Given task: Transcribe the material word for word, but without the images.

Information given:
┏━━

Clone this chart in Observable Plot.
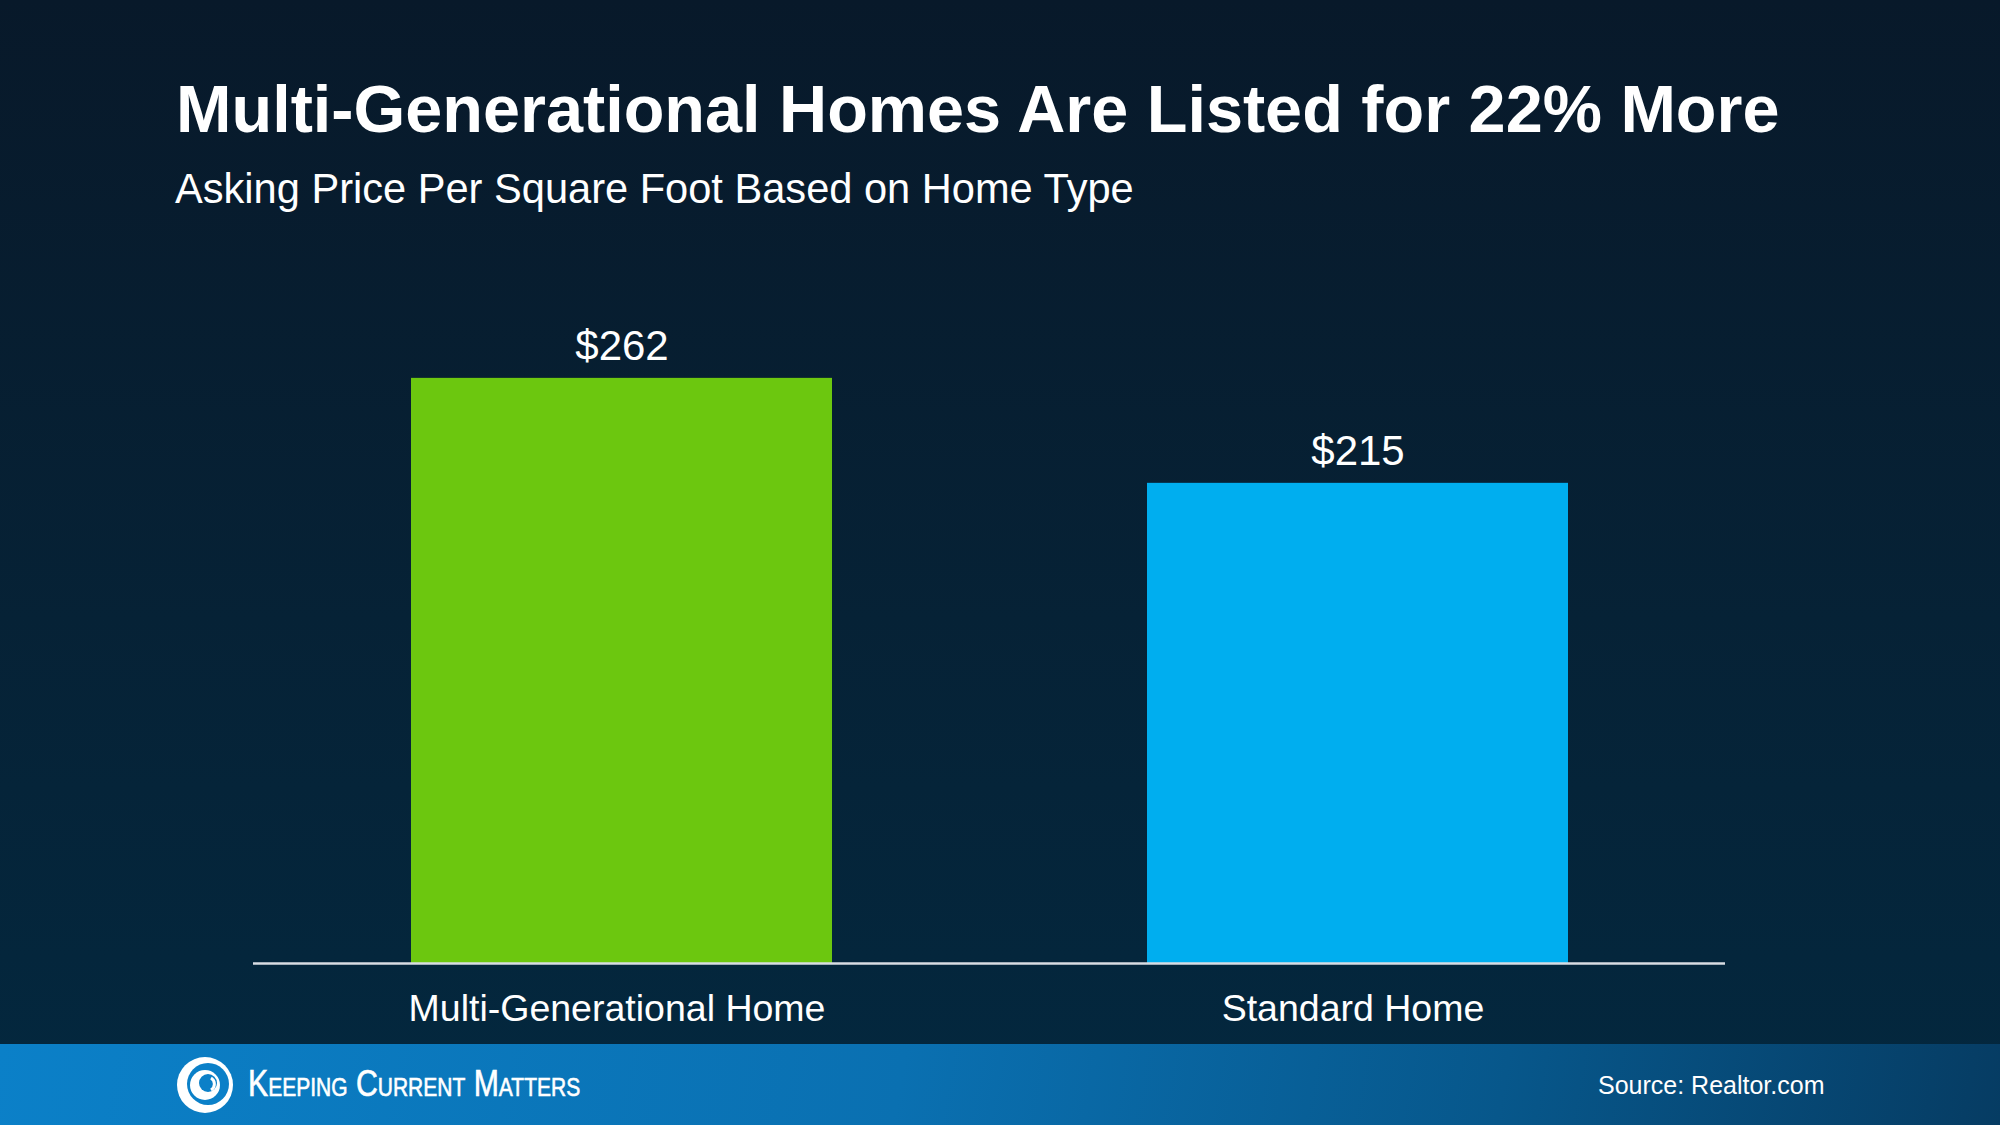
<!DOCTYPE html>
<html>
<head>
<meta charset="utf-8">
<script src="https://cdn.jsdelivr.net/npm/d3@7"></script>
<script src="https://cdn.jsdelivr.net/npm/@observablehq/plot@0.6"></script>
<style>
  html, body { margin: 0; padding: 0; }
  body { width: 2000px; height: 1125px; overflow: hidden; font-family: "Liberation Sans", Arial, Helvetica, sans-serif; }
  #page { position: relative; width: 2000px; height: 1125px;
    background: linear-gradient(180deg, #08192a 0%, #062236 55%, #03283f 100%); }
  #header { position: relative; height: 230px; }
  #title { position: absolute; left: 176px; top: 76px; margin: 0; color: #fff; font-weight: bold; font-size: 66.6px; line-height: 1; white-space: nowrap; }
  #subtitle { position: absolute; left: 175px; top: 168px; margin: 0; color: #fff; font-size: 41.6px; line-height: 1; white-space: nowrap; }
  #chart { position: absolute; left: 0; top: 230px; }
  #footer { position: absolute; left: 0; top: 1044px; width: 2000px; height: 81px;
    background: linear-gradient(100deg, #0b80c8 0%, #0a70b1 45%, #07578b 75%, #063c63 100%); }
  #logo { position: absolute; left: 175px; top: 9px; }
  #brand { position: absolute; left: 248px; top: 22px; color: #fff; font-family: "Liberation Sans", Arial, sans-serif; font-size: 36px; font-variant: small-caps; white-space: nowrap; line-height: 1; transform: scaleX(0.84); transform-origin: 0 0; -webkit-text-stroke: 0.6px #fff; }
  #source { position: absolute; left: 1598px; top: 29px; color: #fff; font-size: 25px; line-height: 1; white-space: nowrap; }
</style>
</head>
<body>
<div id="page">
  <div id="header">
    <div id="title">Multi-Generational Homes Are Listed for 22% More</div>
    <div id="subtitle">Asking Price Per Square Foot Based on Home Type</div>
  </div>
  <div id="chart"></div>
  <div id="footer">
    <svg id="logo" width="64" height="64" viewBox="0 0 64 64">
      <circle cx="30" cy="32" r="28" fill="#fff"/>
      <circle cx="33" cy="31" r="21" fill="#0b80c8"/>
      <circle cx="30" cy="32" r="15" fill="#fff"/>
      <circle cx="33" cy="30" r="9" fill="#0b80c8"/>
      <path d="M 36 25 A 7 7 0 0 1 36 37" stroke="#fff" stroke-width="3" fill="none"/>
    </svg>
    <div id="brand">Keeping Current Matters</div>
    <div id="source">Source: Realtor.com</div>
  </div>
</div>
<script>
const categories = ["Multi-Generational Home", "Standard Home"];
const values = [262, 215];
const labels = ["$262", "$215"];
const colors = ["#6cc70f", "#00aeef"];

const data = categories.map((c, i) => ({category: c, value: values[i], label: labels[i], color: colors[i]}));

const chart = Plot.plot({
  width: 2000,
  height: 814,
  marginLeft: 253,
  marginRight: 275,
  marginTop: 63,
  marginBottom: 81,
  style: {background: "transparent", color: "#fff", fontFamily: "'Liberation Sans', Arial, sans-serif"},
  x: {domain: categories, paddingInner: 0.428, paddingOuter: 0.214, label: null},
  y: {domain: [0, 300], axis: null},
  marks: [
    Plot.barY(data, {x: "category", y: "value", fill: "color"}),
    Plot.ruleY([0], {stroke: "#d8dde3", strokeWidth: 2.5}),
    Plot.text(data, {x: "category", y: "value", text: "label", fill: "#fff", fontSize: 42, lineAnchor: "bottom", dy: -18}),
    Plot.axisX({tickSize: 0, tickPadding: 31, fontSize: 37.5, dx: -5, color: "#fff", label: null})
  ]
});
document.getElementById("chart").appendChild(chart);
</script>
</body>
</html>
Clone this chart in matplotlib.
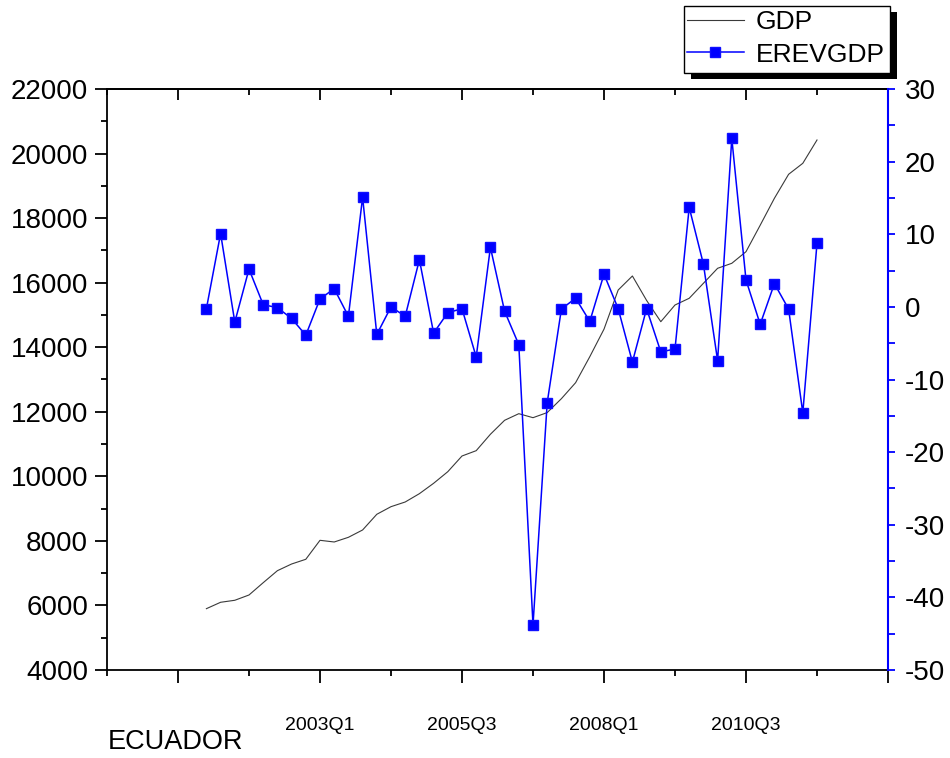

┗━━

Exercise output:
Clone this chart in Observable Plot.
<!DOCTYPE html>
<html>
<head>
<meta charset="utf-8">
<script src="https://cdn.jsdelivr.net/npm/d3@7"></script>
<script src="https://cdn.jsdelivr.net/npm/@observablehq/plot@0.6"></script>
<style>
  html, body { margin: 0; padding: 0; }
  body { width: 2000px; height: 1125px; overflow: hidden; font-family: "Liberation Sans", Arial, Helvetica, sans-serif; }
  #page { position: relative; width: 2000px; height: 1125px;
    background: linear-gradient(180deg, #08192a 0%, #062236 55%, #03283f 100%); }
  #header { position: relative; height: 230px; }
  #title { position: absolute; left: 176px; top: 76px; margin: 0; color: #fff; font-weight: bold; font-size: 66.6px; line-height: 1; white-space: nowrap; }
  #subtitle { position: absolute; left: 175px; top: 168px; margin: 0; color: #fff; font-size: 41.6px; line-height: 1; white-space: nowrap; }
  #chart { position: absolute; left: 0; top: 230px; }
  #footer { position: absolute; left: 0; top: 1044px; width: 2000px; height: 81px;
    background: linear-gradient(100deg, #0b80c8 0%, #0a70b1 45%, #07578b 75%, #063c63 100%); }
  #logo { position: absolute; left: 175px; top: 9px; }
  #brand { position: absolute; left: 248px; top: 22px; color: #fff; font-family: "Liberation Sans", Arial, sans-serif; font-size: 36px; font-variant: small-caps; white-space: nowrap; line-height: 1; transform: scaleX(0.84); transform-origin: 0 0; -webkit-text-stroke: 0.6px #fff; }
  #source { position: absolute; left: 1598px; top: 29px; color: #fff; font-size: 25px; line-height: 1; white-space: nowrap; }
</style>
</head>
<body>
<div id="page">
  <div id="header">
    <div id="title">Multi-Generational Homes Are Listed for 22% More</div>
    <div id="subtitle">Asking Price Per Square Foot Based on Home Type</div>
  </div>
  <div id="chart"></div>
  <div id="footer">
    <svg id="logo" width="64" height="64" viewBox="0 0 64 64">
      <circle cx="30" cy="32" r="28" fill="#fff"/>
      <circle cx="33" cy="31" r="21" fill="#0b80c8"/>
      <circle cx="30" cy="32" r="15" fill="#fff"/>
      <circle cx="33" cy="30" r="9" fill="#0b80c8"/>
      <path d="M 36 25 A 7 7 0 0 1 36 37" stroke="#fff" stroke-width="3" fill="none"/>
    </svg>
    <div id="brand">Keeping Current Matters</div>
    <div id="source">Source: Realtor.com</div>
  </div>
</div>
<script>
const categories = ["Multi-Generational Home", "Standard Home"];
const values = [262, 215];
const labels = ["$262", "$215"];
const colors = ["#6cc70f", "#00aeef"];

const data = categories.map((c, i) => ({category: c, value: values[i], label: labels[i], color: colors[i]}));

const chart = Plot.plot({
  width: 2000,
  height: 814,
  marginLeft: 253,
  marginRight: 275,
  marginTop: 63,
  marginBottom: 81,
  style: {background: "transparent", color: "#fff", fontFamily: "'Liberation Sans', Arial, sans-serif"},
  x: {domain: categories, paddingInner: 0.428, paddingOuter: 0.214, label: null},
  y: {domain: [0, 300], axis: null},
  marks: [
    Plot.barY(data, {x: "category", y: "value", fill: "color"}),
    Plot.ruleY([0], {stroke: "#d8dde3", strokeWidth: 2.5}),
    Plot.text(data, {x: "category", y: "value", text: "label", fill: "#fff", fontSize: 42, lineAnchor: "bottom", dy: -18}),
    Plot.axisX({tickSize: 0, tickPadding: 31, fontSize: 37.5, dx: -5, color: "#fff", label: null})
  ]
});
document.getElementById("chart").appendChild(chart);
</script>
</body>
</html>
Clone this chart in matplotlib.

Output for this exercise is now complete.